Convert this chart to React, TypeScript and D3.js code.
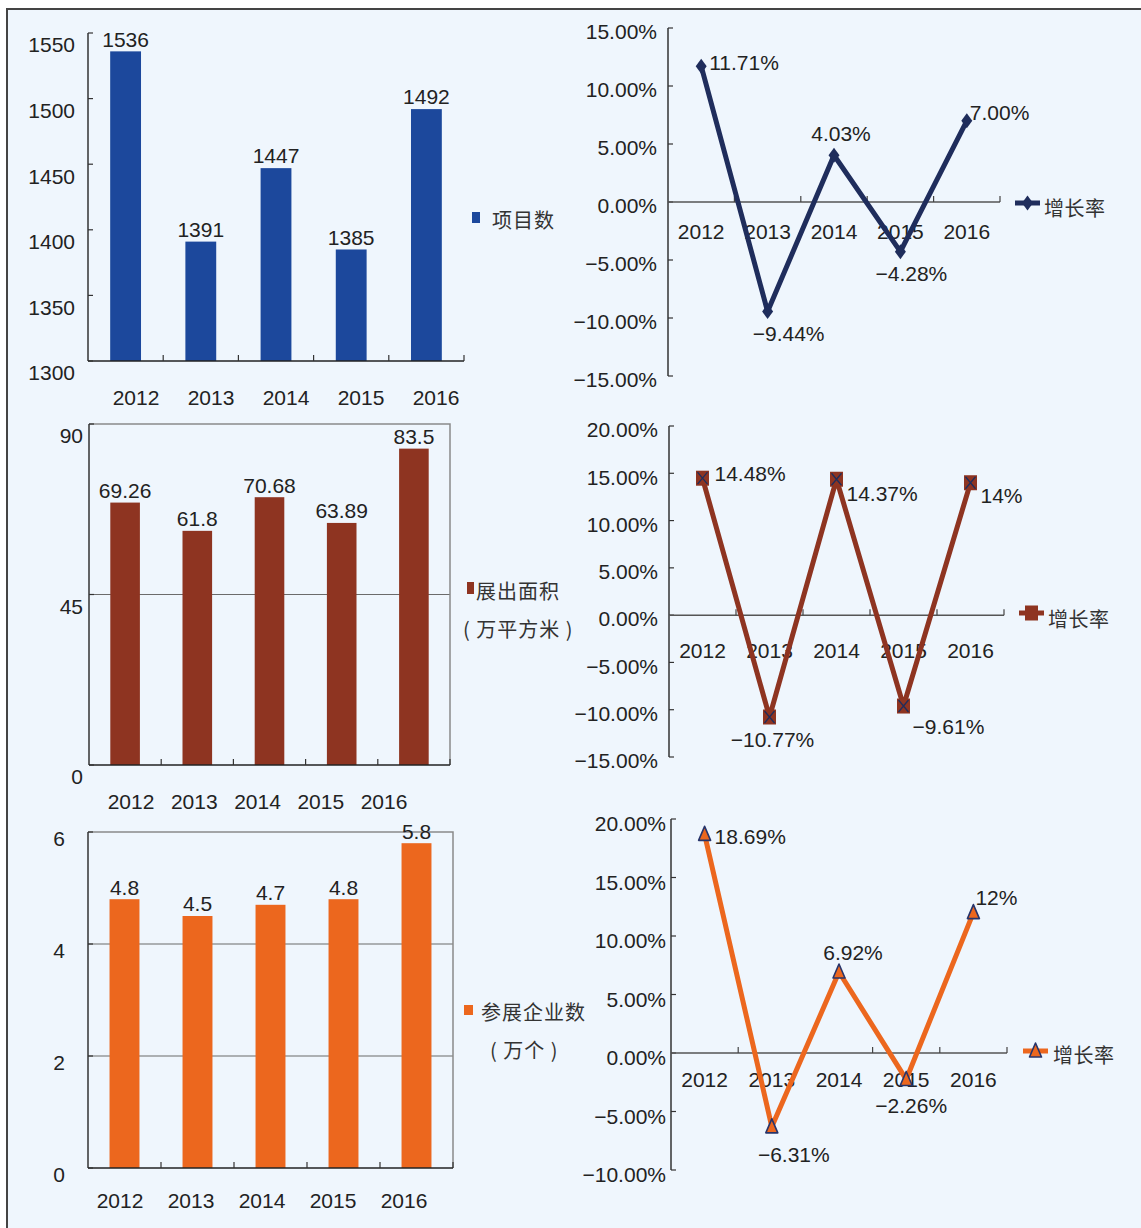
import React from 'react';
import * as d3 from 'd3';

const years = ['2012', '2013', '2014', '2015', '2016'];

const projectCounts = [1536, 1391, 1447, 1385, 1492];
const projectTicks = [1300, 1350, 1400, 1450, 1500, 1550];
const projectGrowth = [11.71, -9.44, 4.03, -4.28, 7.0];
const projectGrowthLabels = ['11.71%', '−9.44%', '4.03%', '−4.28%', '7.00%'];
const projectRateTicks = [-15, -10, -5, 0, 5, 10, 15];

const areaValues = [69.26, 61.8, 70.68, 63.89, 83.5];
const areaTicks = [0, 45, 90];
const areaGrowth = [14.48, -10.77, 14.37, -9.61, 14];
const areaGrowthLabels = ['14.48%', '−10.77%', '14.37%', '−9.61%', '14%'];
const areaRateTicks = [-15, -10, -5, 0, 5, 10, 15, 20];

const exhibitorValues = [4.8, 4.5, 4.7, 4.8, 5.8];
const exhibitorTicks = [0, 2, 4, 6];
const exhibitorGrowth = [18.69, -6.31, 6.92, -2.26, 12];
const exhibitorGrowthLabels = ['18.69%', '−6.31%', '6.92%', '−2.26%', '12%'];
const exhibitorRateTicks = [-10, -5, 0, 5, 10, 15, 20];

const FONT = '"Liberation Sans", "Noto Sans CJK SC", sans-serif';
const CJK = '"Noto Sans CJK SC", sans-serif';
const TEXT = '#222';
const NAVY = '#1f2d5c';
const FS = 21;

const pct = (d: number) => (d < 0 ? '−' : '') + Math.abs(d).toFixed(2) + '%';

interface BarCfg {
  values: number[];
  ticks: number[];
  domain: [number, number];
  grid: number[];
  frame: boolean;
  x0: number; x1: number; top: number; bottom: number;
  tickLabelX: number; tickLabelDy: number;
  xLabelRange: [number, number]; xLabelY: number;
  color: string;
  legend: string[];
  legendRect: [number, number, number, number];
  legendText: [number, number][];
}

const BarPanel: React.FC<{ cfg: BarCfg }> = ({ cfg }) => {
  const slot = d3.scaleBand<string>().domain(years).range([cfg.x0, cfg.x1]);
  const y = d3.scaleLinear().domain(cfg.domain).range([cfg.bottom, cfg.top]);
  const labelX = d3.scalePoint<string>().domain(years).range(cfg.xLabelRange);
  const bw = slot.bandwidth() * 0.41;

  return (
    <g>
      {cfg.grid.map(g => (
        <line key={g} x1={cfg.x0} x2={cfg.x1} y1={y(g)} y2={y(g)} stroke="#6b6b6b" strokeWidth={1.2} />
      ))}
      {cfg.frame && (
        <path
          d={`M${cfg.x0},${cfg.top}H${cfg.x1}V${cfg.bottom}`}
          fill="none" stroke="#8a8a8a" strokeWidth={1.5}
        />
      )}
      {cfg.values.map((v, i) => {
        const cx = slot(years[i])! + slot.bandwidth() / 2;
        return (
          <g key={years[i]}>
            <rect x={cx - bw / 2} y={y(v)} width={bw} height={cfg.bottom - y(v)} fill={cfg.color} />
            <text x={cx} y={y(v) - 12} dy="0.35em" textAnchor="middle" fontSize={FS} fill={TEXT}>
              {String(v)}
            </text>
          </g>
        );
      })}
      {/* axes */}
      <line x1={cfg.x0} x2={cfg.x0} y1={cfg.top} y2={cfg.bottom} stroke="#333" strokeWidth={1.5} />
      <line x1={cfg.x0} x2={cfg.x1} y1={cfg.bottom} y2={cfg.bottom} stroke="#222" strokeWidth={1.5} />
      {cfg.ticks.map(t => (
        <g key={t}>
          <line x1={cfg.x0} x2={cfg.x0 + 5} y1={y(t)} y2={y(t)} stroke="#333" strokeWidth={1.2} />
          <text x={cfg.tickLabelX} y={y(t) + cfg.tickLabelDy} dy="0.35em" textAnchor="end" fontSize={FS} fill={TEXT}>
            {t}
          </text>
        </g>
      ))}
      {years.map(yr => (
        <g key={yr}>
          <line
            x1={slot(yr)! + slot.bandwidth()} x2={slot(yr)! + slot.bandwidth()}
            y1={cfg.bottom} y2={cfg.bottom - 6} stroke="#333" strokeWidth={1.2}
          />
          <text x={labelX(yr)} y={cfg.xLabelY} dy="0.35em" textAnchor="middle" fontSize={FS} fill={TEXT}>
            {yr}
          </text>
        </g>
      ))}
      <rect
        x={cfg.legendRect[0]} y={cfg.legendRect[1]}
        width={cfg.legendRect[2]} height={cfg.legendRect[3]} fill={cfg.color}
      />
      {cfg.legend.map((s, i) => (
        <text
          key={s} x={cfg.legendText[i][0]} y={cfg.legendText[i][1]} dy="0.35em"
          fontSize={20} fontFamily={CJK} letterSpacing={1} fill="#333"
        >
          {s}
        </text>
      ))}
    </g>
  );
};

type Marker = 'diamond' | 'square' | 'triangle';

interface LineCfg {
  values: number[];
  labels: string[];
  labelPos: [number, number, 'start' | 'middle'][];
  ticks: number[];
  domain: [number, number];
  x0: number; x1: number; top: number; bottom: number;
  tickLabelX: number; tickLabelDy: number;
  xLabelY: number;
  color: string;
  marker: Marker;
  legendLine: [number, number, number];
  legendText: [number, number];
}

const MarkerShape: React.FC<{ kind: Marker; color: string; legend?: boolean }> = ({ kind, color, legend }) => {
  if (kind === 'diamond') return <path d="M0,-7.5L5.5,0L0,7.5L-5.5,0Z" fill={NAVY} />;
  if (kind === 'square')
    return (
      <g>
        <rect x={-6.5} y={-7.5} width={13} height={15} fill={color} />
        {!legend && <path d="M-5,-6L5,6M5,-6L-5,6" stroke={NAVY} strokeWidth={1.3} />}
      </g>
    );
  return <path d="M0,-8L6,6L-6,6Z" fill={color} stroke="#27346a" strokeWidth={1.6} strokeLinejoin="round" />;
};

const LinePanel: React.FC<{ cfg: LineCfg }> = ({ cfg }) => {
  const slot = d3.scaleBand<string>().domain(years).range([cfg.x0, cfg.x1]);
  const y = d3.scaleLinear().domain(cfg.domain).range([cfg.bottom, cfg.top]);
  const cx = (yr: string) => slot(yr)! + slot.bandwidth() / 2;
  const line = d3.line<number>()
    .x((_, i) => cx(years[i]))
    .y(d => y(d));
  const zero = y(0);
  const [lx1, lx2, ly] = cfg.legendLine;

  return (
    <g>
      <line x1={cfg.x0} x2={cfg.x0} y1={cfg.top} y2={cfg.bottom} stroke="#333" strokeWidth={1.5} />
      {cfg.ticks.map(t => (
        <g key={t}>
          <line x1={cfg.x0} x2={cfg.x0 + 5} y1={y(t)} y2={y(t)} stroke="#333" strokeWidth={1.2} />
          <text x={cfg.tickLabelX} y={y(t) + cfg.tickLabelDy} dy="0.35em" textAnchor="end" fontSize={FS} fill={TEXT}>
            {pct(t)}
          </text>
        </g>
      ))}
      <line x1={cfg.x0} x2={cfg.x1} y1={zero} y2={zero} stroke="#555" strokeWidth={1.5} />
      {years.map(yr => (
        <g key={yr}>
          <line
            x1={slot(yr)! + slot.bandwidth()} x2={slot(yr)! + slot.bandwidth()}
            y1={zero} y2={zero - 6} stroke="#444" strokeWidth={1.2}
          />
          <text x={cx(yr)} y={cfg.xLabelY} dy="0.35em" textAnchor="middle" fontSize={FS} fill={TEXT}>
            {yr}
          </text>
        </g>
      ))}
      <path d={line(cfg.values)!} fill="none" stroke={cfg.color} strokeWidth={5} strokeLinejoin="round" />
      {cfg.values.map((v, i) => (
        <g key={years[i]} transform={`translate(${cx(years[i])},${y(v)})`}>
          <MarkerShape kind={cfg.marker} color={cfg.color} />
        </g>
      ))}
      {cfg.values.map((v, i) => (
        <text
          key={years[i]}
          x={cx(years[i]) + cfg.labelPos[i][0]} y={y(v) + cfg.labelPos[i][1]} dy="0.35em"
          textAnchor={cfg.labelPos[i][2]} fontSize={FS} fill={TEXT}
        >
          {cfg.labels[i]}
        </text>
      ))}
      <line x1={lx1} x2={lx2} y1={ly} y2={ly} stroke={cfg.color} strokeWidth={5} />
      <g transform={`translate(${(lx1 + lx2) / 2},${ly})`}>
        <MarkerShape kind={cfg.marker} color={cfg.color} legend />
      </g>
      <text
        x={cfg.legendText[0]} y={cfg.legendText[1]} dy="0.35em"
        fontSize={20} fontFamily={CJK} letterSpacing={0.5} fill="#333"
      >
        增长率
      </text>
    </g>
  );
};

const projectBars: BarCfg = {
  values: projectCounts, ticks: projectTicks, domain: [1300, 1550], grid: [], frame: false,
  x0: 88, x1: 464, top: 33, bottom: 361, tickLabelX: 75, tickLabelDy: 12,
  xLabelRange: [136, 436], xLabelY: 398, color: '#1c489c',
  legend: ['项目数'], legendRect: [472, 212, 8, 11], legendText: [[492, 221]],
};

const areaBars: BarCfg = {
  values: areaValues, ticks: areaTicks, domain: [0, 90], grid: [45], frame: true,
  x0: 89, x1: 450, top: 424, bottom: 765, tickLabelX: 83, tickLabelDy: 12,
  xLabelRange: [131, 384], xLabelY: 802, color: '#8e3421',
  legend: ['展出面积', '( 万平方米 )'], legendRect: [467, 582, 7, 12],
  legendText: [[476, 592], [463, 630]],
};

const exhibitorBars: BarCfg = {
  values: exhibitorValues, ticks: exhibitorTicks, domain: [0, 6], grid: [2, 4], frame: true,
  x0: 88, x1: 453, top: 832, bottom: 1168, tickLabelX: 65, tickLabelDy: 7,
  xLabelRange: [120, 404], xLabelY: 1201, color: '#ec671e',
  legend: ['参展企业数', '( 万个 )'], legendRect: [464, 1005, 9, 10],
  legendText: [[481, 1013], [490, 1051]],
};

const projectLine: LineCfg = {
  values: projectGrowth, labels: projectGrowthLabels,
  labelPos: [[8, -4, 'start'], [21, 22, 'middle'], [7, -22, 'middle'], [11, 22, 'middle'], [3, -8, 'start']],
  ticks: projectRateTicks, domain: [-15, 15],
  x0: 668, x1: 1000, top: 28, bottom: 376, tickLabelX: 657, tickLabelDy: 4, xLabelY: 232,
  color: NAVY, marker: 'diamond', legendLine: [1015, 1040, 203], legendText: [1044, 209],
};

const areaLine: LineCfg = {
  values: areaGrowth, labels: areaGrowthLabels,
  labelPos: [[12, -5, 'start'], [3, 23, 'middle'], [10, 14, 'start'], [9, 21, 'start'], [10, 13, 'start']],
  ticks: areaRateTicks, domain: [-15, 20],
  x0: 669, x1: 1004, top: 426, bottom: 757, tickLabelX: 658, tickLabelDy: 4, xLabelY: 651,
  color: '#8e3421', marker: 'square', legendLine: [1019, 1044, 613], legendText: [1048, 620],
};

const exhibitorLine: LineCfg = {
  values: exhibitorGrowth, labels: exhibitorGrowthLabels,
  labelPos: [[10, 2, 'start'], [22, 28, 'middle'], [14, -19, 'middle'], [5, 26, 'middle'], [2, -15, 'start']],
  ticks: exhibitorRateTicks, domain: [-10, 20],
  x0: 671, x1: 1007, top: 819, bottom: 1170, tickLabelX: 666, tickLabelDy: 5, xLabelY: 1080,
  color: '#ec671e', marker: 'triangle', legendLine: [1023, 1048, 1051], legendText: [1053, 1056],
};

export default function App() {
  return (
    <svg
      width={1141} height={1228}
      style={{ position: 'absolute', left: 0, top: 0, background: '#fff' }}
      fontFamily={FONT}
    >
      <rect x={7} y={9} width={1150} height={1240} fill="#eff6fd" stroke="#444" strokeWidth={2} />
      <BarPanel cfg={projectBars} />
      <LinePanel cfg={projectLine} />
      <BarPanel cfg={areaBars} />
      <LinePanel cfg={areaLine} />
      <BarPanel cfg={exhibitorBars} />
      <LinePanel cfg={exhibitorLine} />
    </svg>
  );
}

* * *

REQUIREMENT: Please repeat exactly the data above from its first line to the line that contains "const exhibitorRateTicks = [-10, -5, 0, 5, 10, 15, 20];", inclusive, and leave every picture out.

RESULT:
Convert this chart to React, TypeScript and D3.js code.
import React from 'react';
import * as d3 from 'd3';

const years = ['2012', '2013', '2014', '2015', '2016'];

const projectCounts = [1536, 1391, 1447, 1385, 1492];
const projectTicks = [1300, 1350, 1400, 1450, 1500, 1550];
const projectGrowth = [11.71, -9.44, 4.03, -4.28, 7.0];
const projectGrowthLabels = ['11.71%', '−9.44%', '4.03%', '−4.28%', '7.00%'];
const projectRateTicks = [-15, -10, -5, 0, 5, 10, 15];

const areaValues = [69.26, 61.8, 70.68, 63.89, 83.5];
const areaTicks = [0, 45, 90];
const areaGrowth = [14.48, -10.77, 14.37, -9.61, 14];
const areaGrowthLabels = ['14.48%', '−10.77%', '14.37%', '−9.61%', '14%'];
const areaRateTicks = [-15, -10, -5, 0, 5, 10, 15, 20];

const exhibitorValues = [4.8, 4.5, 4.7, 4.8, 5.8];
const exhibitorTicks = [0, 2, 4, 6];
const exhibitorGrowth = [18.69, -6.31, 6.92, -2.26, 12];
const exhibitorGrowthLabels = ['18.69%', '−6.31%', '6.92%', '−2.26%', '12%'];
const exhibitorRateTicks = [-10, -5, 0, 5, 10, 15, 20];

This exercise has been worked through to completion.